Two-Thirds of G-Men Still Can't Get Online
By Noah Shachtman October 24, 2007 | 3:29:37 PMCategories: Cops and Robbers
Feel free to talk smack about the FBI around here. The changes of a G-Man actually reading this are pretty small.
USA Today On Deadline catches the Bureau's Willie Hulon admitting to the Senate Intelligence Committee that only a third of the Agency's desks have computers that can access the Internet. "Another third of the FBI's workforce is due to receive them within the next year," allegedly.
But not to worry, Hulon adds. It's not like agents can't do research online. "They do have access to the Internet. We have stations within field offices that people can go to to work at but we don't have access at everyone's desk," he says.
Well, that fixes everything.
The FBI, once seen as the alpha geeks of law enforcement, have had acute cases of computer- and network-phobia for years.
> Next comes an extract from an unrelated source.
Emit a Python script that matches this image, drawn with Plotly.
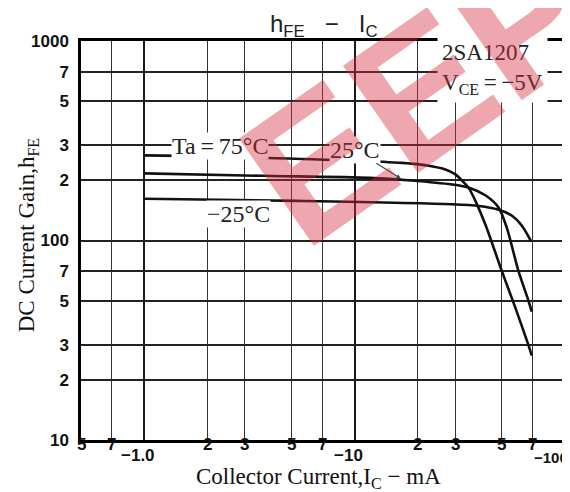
import numpy as np
import plotly.graph_objects as go

# ---- data ----
ic_75 = [1.0, 3.6, 16.8, 22.5, 27, 30, 32.5, 35, 37.5, 42, 50, 58, 66.7, 69.5]
hfe_75 = [267, 260, 245, 237, 227, 215, 199, 182, 158, 119, 70.6, 46.2, 30.3, 26.5]

ic_25 = [1.0, 3.6, 11.8, 18.5, 29, 35, 42, 48.4, 53, 60, 67, 69.5]
hfe_25 = [217, 211, 206, 200, 191, 184, 168, 146, 115, 70.6, 50, 44]

ic_m25 = [1.0, 5.3, 29, 39, 48, 56, 62.4, 69]
hfe_m25 = [162, 158, 152, 149, 143, 133, 118.5, 99]

x_minor_ticks = [0.5, 0.7, 2, 3, 5, 7, 20, 30, 50, 70]
x_minor_labels = ["5", "7", "2", "3", "5", "7", "2", "3", "5", "7"]
x_decade_ticks = [1, 10, 100]
x_decade_labels = ["\u22121.0", "\u221210", "\u2212100"]
y_ticks = [10, 20, 30, 50, 70, 100, 200, 300, 500, 700, 1000]
y_labels = ["10", "2", "3", "5", "7", "100", "2", "3", "5", "7", "1000"]

L = np.log10
SERIF = "Liberation Serif, Times New Roman, serif"
SANS = "Liberation Sans, Arial, sans-serif"
NARROW = "Liberation Sans Narrow, Liberation Sans, Arial, sans-serif"

W, H = 570, 492
ml, mr, mt, mb = 73, 10, 33, 60
pw, ph = W - ml - mr, H - mt - mb


def px_paper(px, py):
    return (px - ml) / pw, (H - mb - py) / ph


fig = go.Figure()
for xs, ys in [(ic_75, hfe_75), (ic_25, hfe_25), (ic_m25, hfe_m25)]:
    fig.add_trace(go.Scatter(x=xs, y=ys, mode="lines",
                             line=dict(color="#111", width=2.6, shape="spline", smoothing=0.8),
                             showlegend=False, hoverinfo="skip"))

ann = []
for v, t in zip(x_minor_ticks, x_minor_labels):
    ann.append(dict(x=L(v), y=0, xref="x", yref="paper", text=t, showarrow=False,
                    xanchor="center", yanchor="top", yshift=7,
                    font=dict(family=NARROW, size=17, color="#111", weight="bold")))
for v, t, xs, fs, ys in zip(x_decade_ticks, x_decade_labels, [-6, -6, -14], [17, 17, 15], [-4, -4, -7]):
    ann.append(dict(x=L(v), y=0, xref="x", yref="paper", text=t, showarrow=False,
                    xanchor="center", yanchor="top", yshift=ys, xshift=xs,
                    font=dict(family=NARROW, size=fs, color="#111", weight="bold")))

lab_font = dict(family=SERIF, size=24, color="#222")
wx, wy = px_paper(490, 30)
tx, ty = px_paper(318, 18)
ann += [
    dict(x=L(2.30), y=L(297), text="Ta\u2009=\u200975\u00b0C", showarrow=False, bgcolor="white",
         font=lab_font, borderpad=0),
    dict(x=L(16.6), y=L(204), ax=-46, ay=-29, text="25\u00b0C", showarrow=True,
         arrowhead=2, arrowsize=0.8, arrowwidth=1.2, arrowcolor="#444", bgcolor="white",
         font=lab_font, borderpad=0),
    dict(x=L(2.80), y=L(136), text="\u221225\u00b0C", showarrow=False, bgcolor="white",
         font=lab_font, borderpad=0),
    dict(x=L(24.5), y=L(720), text="2SA1207<br>V<sub>CE</sub>\u2009=\u2009\u22125V", showarrow=False,
         xanchor="left", yanchor="middle", align="left", bgcolor="white", borderpad=4,
         font=dict(family=SERIF, size=23, color="#222")),
    # axis titles
    dict(x=0.49, y=-0.096, xref="paper", yref="paper",
         text="Collector Current,I<sub>C</sub> \u2212 mA", showarrow=False,
         xanchor="center", yanchor="middle", font=dict(family=SERIF, size=23, color="#111")),
    dict(x=-0.11, y=0.515, xref="paper", yref="paper", textangle=-90,
         text="DC Current Gain,h<sub>FE</sub>", showarrow=False,
         xanchor="center", yanchor="middle", font=dict(family=SERIF, size=23, color="#111")),
    # title
    dict(x=tx, y=ty, xref="paper", yref="paper",
         text="h<sub>FE</sub>\u00a0\u00a0\u00a0\u2212\u00a0\u00a0\u00a0I<sub>C</sub>", showarrow=False,
         xanchor="center", yanchor="middle", font=dict(family=SANS, size=24, color="#222")),
    # watermark
    dict(x=wx, y=wy, xref="paper", yref="paper", text="EEPW", showarrow=False,
         xanchor="center", yanchor="middle", textangle=-35,
         font=dict(family=SANS, size=190, color="rgba(215,45,65,0.42)", weight="bold")),
]

fig.update_layout(
    width=W, height=H,
    margin=dict(l=ml, r=mr, t=mt, b=mb),
    paper_bgcolor="white", plot_bgcolor="white",
    xaxis=dict(type="log", range=[L(0.5), 2], tickvals=x_decade_ticks, showticklabels=False,
               ticks="", showgrid=True, gridcolor="#1a1a1a", gridwidth=2.4,
               minor=dict(tickvals=x_minor_ticks, showgrid=True, gridcolor="#333",
                          gridwidth=1.2, ticks=""),
               showline=True, linecolor="#000", linewidth=2.5, mirror=True, zeroline=False),
    yaxis=dict(type="log", range=[1, 3], tickvals=y_ticks, ticktext=y_labels,
               tickfont=dict(family=SANS, size=17, color="#111", weight="bold"),
               ticks="", ticklabelstandoff=6, showgrid=True, gridcolor="#222", gridwidth=1.7,
               showline=True, linecolor="#000", linewidth=2.5, mirror=True, zeroline=False),
    annotations=ann,
)
fig.write_html("out.html")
Former director Louis Freeh reportedly had his PC taken off of his desk. The 100,000 tips from 2002’s Washington sniper case, Ronald Kessler notes in The Bureau: The Secret History of the FBI, were circulated by fax. As recently as 18 months ago, the Bureau's chief information officer said the FBI couldn't afford e-mail addresses for 8,000 of its 30,000 employees. And only 100 of 2000 agents in New York had Blackberries. Headquarters nearly cut off the 100 Blackberry owners until an assistant director "raised a stink" and saved his G-men from being disconnected.